Pisendel’s name is often associated with Vivaldi who befriended him on the former’s trips to Venice as a member of the Dresden Orchestra.  Both men were exceptional violinists and exchanged concerti as tokens of friendship, including a set of concerti and sonatas specifically written for Pisendel by Vivaldi. Vivaldi could almost have written the D-major concerto performed here, but Pisendel’s formatting differs from the template that Vivaldi used. It would be atypical of Vivaldi to wait so long after the opening for the violin to make its entrance and even more unusual to give the violinist an improvisational cadenza solo for his opening salvo. Edson Scheid was more than equipped to deal with the virtuosic challenges of the piece, and McGegan kept everything moving unrelentingly, conducting at the full tempo of Presto, never abating even during its most demanding measures.
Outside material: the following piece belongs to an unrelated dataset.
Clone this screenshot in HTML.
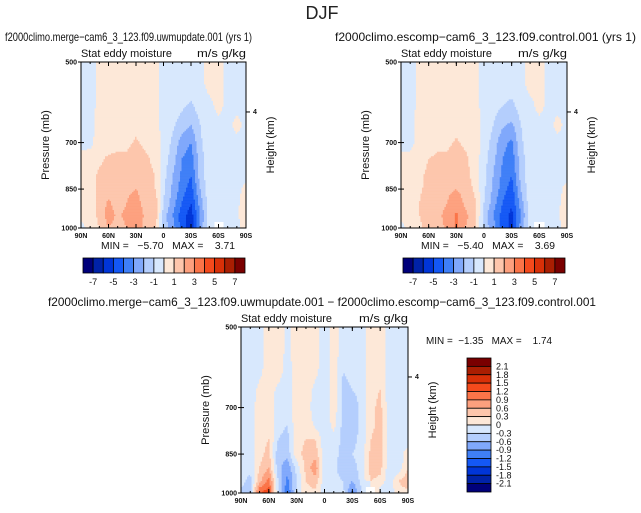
<!DOCTYPE html>
<html><head><meta charset="utf-8"><style>
body{margin:0;background:#fff}
svg{display:block;font-family:"Liberation Sans",sans-serif}
text{white-space:pre}
</style></head><body>
<svg id="c" width="641" height="513" viewBox="0 0 641 513">
<text x="322" y="19" font-size="18" text-anchor="middle" fill="#222">DJF</text>
</svg>
<script>
// ----- data -----
const lats = [90,80,70,60,50,40,30,20,10,0,-10,-20,-30,-40,-50,-60,-70,-80,-90];
const levels = [500,550,600,650,700,750,800,850,900,950,1000];
const absLevels = [-7,-6,-5,-4,-3,-2,-1,0,1,2,3,4,5,6,7];
const absTickLabels = ["-7","-5","-3","-1","1","3","5","7"];
const diffLevels = [-2.1,-1.8,-1.5,-1.2,-0.9,-0.6,-0.3,0,0.3,0.6,0.9,1.2,1.5,1.8,2.1];
const diffTickLabels = ["2.1","1.8","1.5","1.2","0.9","0.6","0.3","0","-0.3","-0.6","-0.9","-1.2","-1.5","-1.8","-2.1"];
const pressureTicks = [500,700,850,1000];
const latTickLabels = ["90N","60N","30N","0","30S","60S","90S"];
const test1 = [
[-.5,-.5,.3,.3,.3,.3,.3,.3,.3,-.3,-.3,-.3,-.3,-.3,.3,.3,-.3,-.3,-.3],
[-.5,-.5,.3,.3,.3,.3,.3,.3,.3,-.3,-.3,-.4,-.4,-.3,.3,.3,-.3,-.3,-.3],
[-.4,-.4,.3,.4,.4,.4,.5,.4,.3,-.3,-.5,-.8,-1.2,-.5,-.3,.3,-.3,-.3,-.3],
[-.3,-.3,.4,.5,.6,.6,.8,.6,.4,-.3,-.8,-1.5,-2,-1,-.3,-.3,-.3,.3,-.3],
[-.3,-.3,.5,.5,.8,.8,1.1,.8,.5,-.3,-1.2,-2.5,-3,-1.2,-.3,-.3,-.3,-.3,-.3],
[.3,.5,.8,1.2,1.2,1.2,1.5,1.2,.8,-.5,-1.5,-3,-3.5,-1.5,-.3,-.3,-.3,-.3,-.3],
[.3,.5,1.2,1.3,1.5,1.5,1.5,1.3,1,-.6,-2,-3.2,-4,-1.5,-.3,-.3,-.3,-.3,-.3],
[.3,.5,1.2,1.5,1.5,1.8,2,1.5,1.2,-.8,-2.2,-3.5,-4.5,-2,-.3,-.3,-.3,-.3,.3],
[.3,.5,1.3,2.2,1.5,2,2.5,1.5,2,-1,-2.5,-4,-5,-2.5,-.4,-.3,-.3,-.2,.5],
[.3,.4,1.3,2.5,1.8,2.3,3,1.8,2,-1.5,-3,-4.5,-5.5,-3,-.5,-.3,-.3,-.3,1],
[-.3,.3,1,2,1.5,2,2.8,1.5,1.5,-1.5,-2.5,-4.5,-5.6,-2.5,-.5,null,-.3,-.3,.5]];
const ctrl2 = [
[-.5,-.5,.3,.3,.3,.3,.3,.3,.3,-.3,-.3,-.3,-.3,-.3,.3,.3,-.3,-.3,-.3],
[-.5,-.5,.3,.3,.3,.3,.3,.3,.3,-.3,-.3,-.4,-.4,-.3,.3,.3,-.3,-.3,-.3],
[-.4,-.4,.3,.4,.4,.4,.5,.4,.3,-.3,-.6,-1,-1.3,-.5,-.3,.3,-.3,-.3,-.3],
[-.3,-.3,.4,.5,.6,.6,.8,.6,.4,-.3,-1,-1.8,-2.2,-1,-.3,-.3,-.3,.3,-.3],
[-.3,-.3,.4,.5,.8,.8,1.1,.8,.5,-.4,-1.4,-2.7,-3.2,-1.2,-.3,-.3,-.3,-.3,-.3],
[.3,.3,.6,1,1.2,1.2,1.5,1.2,.6,-.6,-1.7,-3,-3.6,-1.5,-.3,-.3,-.3,-.3,-.3],
[.3,.4,.8,1.2,1.5,1.5,1.6,1.3,.6,-.7,-2,-3.2,-4,-1.6,-.3,-.3,-.3,-.3,-.3],
[.3,.5,.9,1.2,1.6,1.8,2,1.6,.8,-.8,-2.2,-3.5,-4.5,-2,-.3,-.3,-.3,-.3,.3],
[.3,.4,1,1.5,1.6,2,2.6,1.8,1.2,-1,-2.5,-4,-4.9,-2.5,-.4,-.3,-.3,-.2,.5],
[.3,.4,1,1.6,1.8,2.3,3.2,2.2,1.5,-1.4,-3,-4.4,-5.3,-3,-.5,-.3,-.3,-.3,1],
[-.3,.3,.8,1.4,1.6,2.2,3.2,2,1.2,-1.4,-2.5,-4.4,-5.4,-2.5,-.5,null,-.3,-.3,.5]];
const diff3 = [
[-.2,-.2,-.2,.2,.2,-.1,.2,.2,.2,-.2,.2,-.2,-.2,-.2,.2,.2,-.2,-.2,-.2],
[-.2,-.2,-.2,.2,.2,-.1,.2,.2,.2,-.2,.2,-.2,-.2,-.2,.2,.2,-.2,-.2,-.2],
[-.2,-.2,-.1,.2,.2,-.2,.2,.2,.1,-.2,.2,-.3,-.2,-.2,.2,.2,-.2,-.2,-.2],
[-.2,-.2,.1,.2,-.1,-.2,.2,.2,-.1,-.2,.2,-.4,-.3,-.2,.2,.3,-.2,-.2,-.2],
[-.2,-.2,.2,.2,-.2,-.2,.2,.2,-.2,-.2,.2,-.4,-.5,-.2,.2,.4,-.2,-.2,-.2],
[-.2,-.2,.2,.2,-.2,-.3,.2,.3,-.1,-.2,.1,-.4,-.5,-.2,.2,.4,-.2,-.2,-.2],
[-.2,-.2,.2,.3,-.3,-.4,.2,.3,.3,-.2,-.1,-.4,-.4,-.2,.3,.5,-.2,-.2,-.2],
[-.2,-.2,.2,.4,-.5,-.5,.2,.4,.5,-.2,-.2,-.4,-.3,-.2,.4,.5,-.2,-.2,.2],
[-.2,-.2,.3,.6,-.5,-.8,-.2,.4,.8,-.2,-.2,-.5,-.4,-.2,.5,.4,-.2,-.2,.3],
[-.2,-.4,.5,1,-.3,-1,-.3,.3,.5,-.2,-.2,-.3,-.6,-.2,.3,.2,-.2,.3,.5],
[-.4,-.4,1.2,1.4,-.3,-1.2,-.2,.2,.2,-.2,-.2,-.2,-1,-.3,null,-.2,-.2,.2,.2]];
const colors = ["#00007a","#0022a8","#0035d8","#1458f5","#3f7ff7","#80a8fb","#b4cefd","#d8e8fd","#fde8d8","#fdc6ac","#fda07e","#fb7448","#f44a1c","#d83008","#aa1e02","#7a0000"];

const svg = document.getElementById('c');
const NS = 'http://www.w3.org/2000/svg';
function mk(tag, attrs, parent){const e=document.createElementNS(NS,tag);for(const k in attrs)e.setAttribute(k,attrs[k]);(parent||svg).appendChild(e);return e;}
function txt(x,y,s,size,anchor,parent,extra){const t=mk('text',Object.assign({x:x,y:y,'font-size':size,'text-anchor':anchor||'start',fill:'#111'},extra||{}),parent);t.textContent=s;return t;}
function colorOf(v,lv){if(v===null)return '#fff';let i=0;while(i<lv.length&&v>=lv[i])i++;return colors[i];}

function panel(px,py,w,h,data,lv,name){
  const g=mk('g',{});
  
  
  const lp0=Math.log(500),lp1=Math.log(1000);
  const yOf=p=>py+(Math.log(p)-lp0)/(lp1-lp0)*h;
  const n=Math.round(w/1.5), m=Math.round(h/1.5);
  const sw=w/n, sh=h/m;
  for(let j=0;j<m;j++){
    const yy=j*sh;
    const p=Math.exp(lp0+(yy+sh/2)/h*(lp1-lp0));
    let r=0;while(r<levels.length-2&&levels[r+1]<p)r++;
    const fy=Math.min(1,Math.max(0,(p-levels[r])/(levels[r+1]-levels[r])));
    let runStart=0, runCol=null;
    for(let i=0;i<=n;i++){
      let col=null;
      if(i<n){
        const xx=i*sw;
        const lat=90-(xx+sw/2)/w*180;
        let c=Math.min(lats.length-2,Math.floor((90-lat)/10));
        const fx=Math.min(1,Math.max(0,(90-lat)/10-c));
        const a=data[r][c],b=data[r][c+1],d=data[r+1][c],e=data[r+1][c+1];
        let v;
        if(a===null||b===null||d===null||e===null){
          const near=data[fy<.5?r:r+1][fx<.5?c:c+1];
          if(near===null){v=null;}else{const arr=[a,b,d,e].filter(q=>q!==null);v=arr.reduce((s,q)=>s+q,0)/arr.length;}
        } else v=(a*(1-fx)+b*fx)*(1-fy)+(d*(1-fx)+e*fx)*fy;
        col=colorOf(v,lv);
      }
      if(col!==runCol){
        if(runCol!==null) mk('rect',{x:px+runStart*sw,y:py+yy,width:(i-runStart)*sw+0.3,height:sh+0.3,fill:runCol},g);
        runCol=col; runStart=i;
      }
    }
  }
  const f=mk('rect',{x:px,y:py,width:w,height:h,fill:'none',stroke:'#000','stroke-width':1});
  
  
  const ax=mk('g',{});
  
  
  pressureTicks.forEach(p=>{const y=yOf(p);mk('line',{x1:px-3,y1:y,x2:px+3,y2:y,stroke:'#000'},ax);txt(px-4,y+2.5,String(p),7,'end',ax,{'font-weight':'bold'});});
  latTickLabels.forEach((s,i)=>{const x=px+i*w/6;mk('line',{x1:x,y1:py+h,x2:x,y2:py+h-4,stroke:'#000'},ax);mk('line',{x1:x,y1:py,x2:x,y2:py+4,stroke:'#000'},ax);txt(x,py+h+10,s,7,'middle',ax,{'font-weight':'bold'});});
  for(let i=0;i<=18;i++){const x=px+i*w/18;mk('line',{x1:x,y1:py+h,x2:x,y2:py+h-2,stroke:'#000'},ax);mk('line',{x1:x,y1:py,x2:x,y2:py+2,stroke:'#000'},ax);}
  const y4=yOf(616);mk('line',{x1:px+w,y1:y4,x2:px+w+4,y2:y4,stroke:'#000'},ax);txt(px+w+7,y4+2,'4',7,'start',ax,{'font-weight':'bold'});
  txt(px-32,py+h/2,'Pressure (mb)',11,'middle',ax,{transform:`rotate(-90 ${px-32} ${py+h/2})`});
  txt(px+w+28,py+h/2,'Height (km)',11,'middle',ax,{transform:`rotate(-90 ${px+w+28} ${py+h/2})`});
  txt(px,py-5,'Stat eddy moisture',11,'start',ax,{textLength:91,lengthAdjust:'spacingAndGlyphs'});
  txt(px+w,py-5,'m/s g/kg',11,'end',ax,{textLength:49,lengthAdjust:'spacingAndGlyphs'});
}
function hbar(x,y,w,h,name){
  const g=mk('g',{});
  
  
  const bw=w/16;
  colors.forEach((c,i)=>mk('rect',{x:x+i*bw,y:y,width:bw,height:h,fill:c,stroke:'#000','stroke-width':0.8},g));
  absTickLabels.forEach((s,i)=>txt(x+(1+2*i)*bw,y+h+12,s,9,'middle',g));
}
panel(81,62,165,166,test1,absLevels,'test-panel');
panel(401,62,166,166,ctrl2,absLevels,'control-panel');
panel(241,327,167,166,diff3,diffLevels,'diff-panel');
hbar(83,258,162,15,'test-colorbar');
hbar(403,258,162,15,'control-colorbar');
(function(){
  const g=mk('g',{});
  
  
  const x=467,y=358,w=24,H=134,bh=H/16;
  colors.slice().reverse().forEach((c,i)=>mk('rect',{x:x,y:y+i*bh,width:w,height:bh,fill:c,stroke:'#000','stroke-width':0.8},g));
  diffTickLabels.forEach((s,i)=>txt(x+w+5,y+(i+1)*bh+3,s,9,'start',g));
})();
txt(5,41,'f2000climo.merge\u2212cam6_3_123.f09.uwmupdate.001 (yrs 1)',12,'start',null,{textLength:247,lengthAdjust:'spacingAndGlyphs'});
txt(335,41,'f2000climo.escomp\u2212cam6_3_123.f09.control.001 (yrs 1)',12,'start',null,{textLength:301,lengthAdjust:'spacingAndGlyphs'});
txt(48,306,'f2000climo.merge\u2212cam6_3_123.f09.uwmupdate.001 \u2212 f2000climo.escomp\u2212cam6_3_123.f09.control.001',12,'start',null,{textLength:548,lengthAdjust:'spacingAndGlyphs'});
txt(101,249,'MIN =   \u22125.70   MAX =    3.71',10,'start',null,{textLength:134,lengthAdjust:'spacingAndGlyphs'});
txt(421,249,'MIN =   \u22125.40   MAX =    3.69',10,'start',null,{textLength:134,lengthAdjust:'spacingAndGlyphs'});
txt(426,344,'MIN =  \u22121.35   MAX =    1.74',10,'start',null,{textLength:126,lengthAdjust:'spacingAndGlyphs'});
</script>
</body></html>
The second half of the concert opened with Pisendel’s Imitations des caractères de la danse, which just might be one of the shortest of the popular dance suites written in that period: seven different dances ending with a “concertino” in less than seven minutes. Particularly of interest in this suite are the Musette and a Passepied that speeds up to a fevered pitch before the transition to an almost-as-fast Polonois.

Written in 1763, C. P. E. Bach’s Symphony in E minor is technically part of the so-called “Storm and Stress” period that covered the 1760s and 1770s. It is typical of the music of this brief period in its use of sharp shifts in mood and tempo. Bach, though, did not reserve his use of the minor key for his Storm and Stress symphonies as did Mozart (the two symphonies in G minor, No. 25 and No. 41).  In fact, C.P.E Bach was writing keyboard sonatas in this style as early as the 1730s and completed his 40 or so concerti for keyboard by 1760. The late E-minor symphony explores some of his Storm and Stress techniques: sudden shifts in dynamics, unbalanced phrasing, unexpected transitions between movements and long poignant slow movements, often punctuated by loud outbursts and long silences. This music was meant to surprise, and McGegan drove the orchestra to a frenzy with hard punches into the air, only to drop his boxing gloves for kid gloves during the softer moments.

McGegan responded to the audience’s warm applause with another symphony by Benda, briefly telling the audience that this symphony (No. 10 in G major) was only two and a half movements. In fact it was even less than that. The second movement barely ran past the thirty-second mark. It was a fitting conclusion to this entertaining program: an offbeat Hurdy Gurdy-like first movement punctuated by quick staccatos from the bassoon, and a final movement centered on a comic interplay between the horns and the winds. It was only here that the winds couldn’t quite come together, a small complaint for an otherwise professional performance.

All-in-all, a thoroughly enjoyable evening.